Suleiman Danladi

Personal information
- Date of birth: 3 December 2000 (age 25)
- Place of birth: Odogomu, Kogi State, Nigeria
- Height: 1.87 m (6 ft 2 in)
- Position: Midfielder

Team information
- Current team: KS Pogradeci

Youth career
- 2015: Remo Soccer Academy

Senior career*
- Years: Team / Apps / (Gls)
- 2021: Niger Tornadoes / 10 / (0)
- 2023: KS Pogradeci / 8 / (0)

= Suleiman Danladi =

Nigerian footballer (born 2000)

Suleiman Danladi (born 3 December 2000) is a Nigerian professional footballer who plays as a midfielder for KS Pogradeci in the Kategoria E dyte, the third division of Albanian football.

== Career ==
Danladi began his football career at Remo Soccer Academy, a youth football club based in Lagos, Nigeria.
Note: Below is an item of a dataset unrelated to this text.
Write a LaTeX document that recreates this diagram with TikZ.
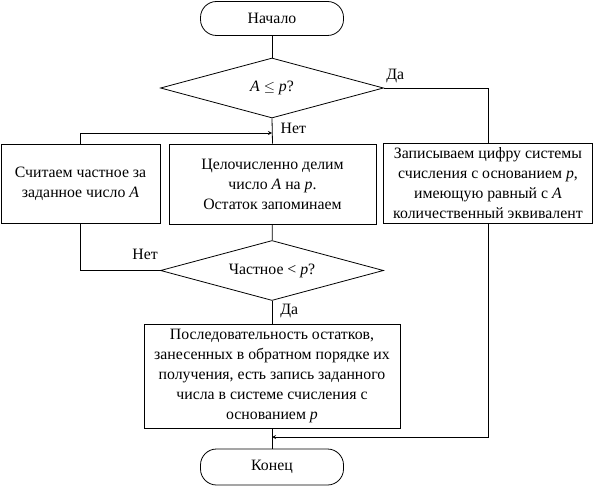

He later had a brief stint with Niger Tornadoes in the Nigerian Professional Football League (NPFL) before making a move to Europe in September 2023.

== Career highlights ==
Danladi's career highlights include his consistent performances for KS Pogradeci, where he has featured in almost all league games for the club. His contributions have been notable in the team's quest for promotion in the Kategoria E Dyte.